The Juror's Oath [Burden]

Aristotle wrote in On Rhetoric about the role of the juror. “We must argue that the juror's oath "I will give my verdict according to honest opinion" means that one will not simply follow the letter of the written law.” (1). He expanded upon this by telling the reader it is the duty of the juror to assess both the written law and the facts and opinions presented in a case.

The word “juror” is derived from the Latin word jurare, which literally means to swear. (2). Jurare can then be traced back to the more formal and simple form of “jus”, or “the law”. We can see that just through the transformation of the word, one who serves on a jury both formally and informally swears by the law.

Uses of juror can be traced back to ancient Greece, and its use has been seen numerous times already within this class. Some historians argue the reasoning behind selecting around 500 male citizens over the age of thirty to act as a jury was due to massive greed. If the jury was to be tampered with and bribed, it would be much harder if not impossible to bribe 500 separate men. (3)

Greek logographer put weighed his opinion of the function of juries in 395 BC in his work Against Alchibiades: “Now it is reasonable, gentlemen of the jury, that men who are now trying such a case for the first time since we settled the peace should act not merely as jurors, but in fact as law-makers. For you know well that your decision upon these cases will determine the attitude of the city towards them for all time.” (4)

When it comes to recent scholarship, some contemporary scholars have argued that juries are not capable of the duty they are assigned. Studies have examined how rhetoric, if used correctly, sways juries and makes them unpredictable when it comes to their duties to oversee a judicial trial. Furthermore, current juries are plagued with apathy, and the word “duty” attached to serving on a jury has become more of a burden than a service to the community. (5)

In fact, Elizabeth Britt examined and outlined a current movement to make a juror’s decision in a trial based more on probabilities and statistics. This movement is fueled by fears that rhetoric is clouding the contemporary courtroom and further affecting a juror’s ability to reasonably oversee the current laws and facts presented within a case.

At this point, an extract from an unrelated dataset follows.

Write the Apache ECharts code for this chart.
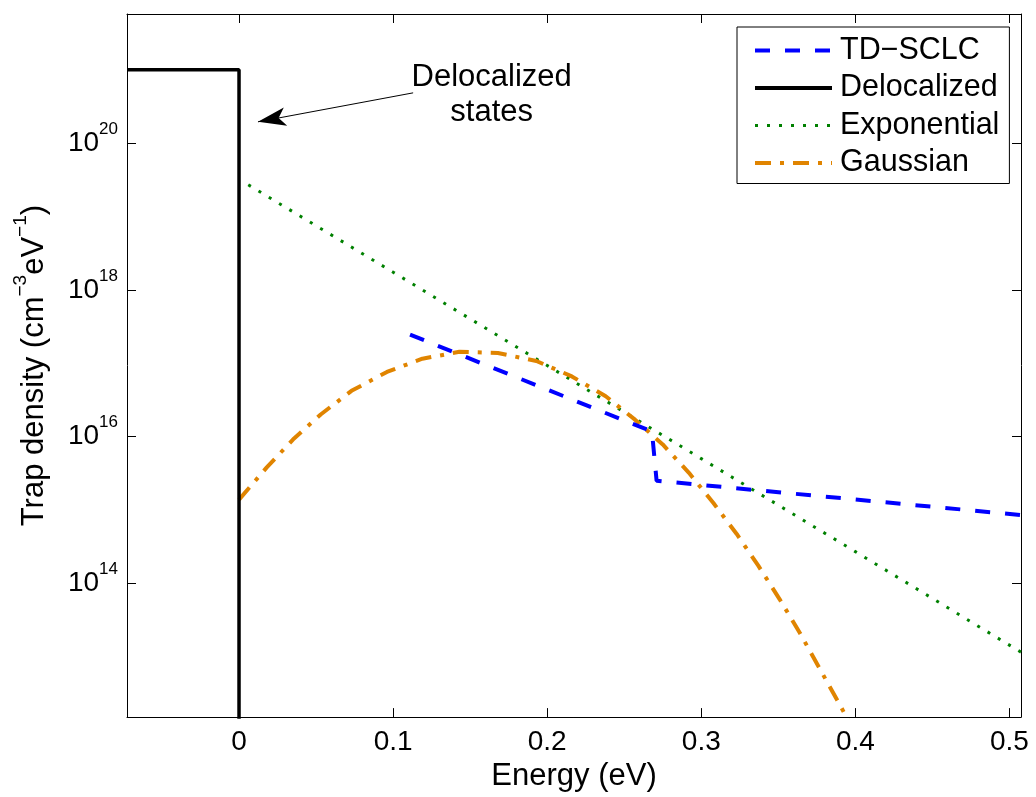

Overall, I find it very interesting that a juror’s duty has morphed from a civic responsibility to an inconvenience. Perhaps further study or discussion can help answer the question of how and why this transformation occurred.

Works Cited

(1) Aristotle, On Rhetoric, Book I Chapter 15.

(2) “Jury”, Online Dictionary Etymology http://www.etymonline.com/index.php?l=j&p=5

(3) “Criminal Procedure in Ancient Greece and the Trial of Socrates”, http://www.law.umkc.edu/faculty/projects/ftrials/socrates/greekcrimpro.html

(4) Lysias, Against Alchibiades 1, http://www.perseus.tufts.edu/hopper/text?doc=Perseus:text:1999.01.0154:speech=14:section=4&highlight=juror

(5) McCaster, A., “CSI Affect: Yet Another Excuse for Juror Apathy?” National Law Journal, 2005.

1 comment:

andrewg4us said...

I enjoyed reading your post again Aaron. I liked how you unpack the significance of why there were 500 jurors instead of only 10-15 jurors. I also liked how you discussed the term "duty" now used with jury selection, and how this has developed a burden connotation.

Finally, I think in some manner, the lawyers in Greek antiqutiy and today are almost similar in judging whether a juror is fit to make decisions based on the case. I am not sure about how the process worked in the Greek society, but today we have a major vetting process to determine whether jurors are fit to do duty on particular cases, and lawyers at times take this process to begin already swaying the juror in their direction. I wonder if the contemporary scholar you named spoke on this issue. I know it is hard to go into details in 500 words or less. But again, nice job.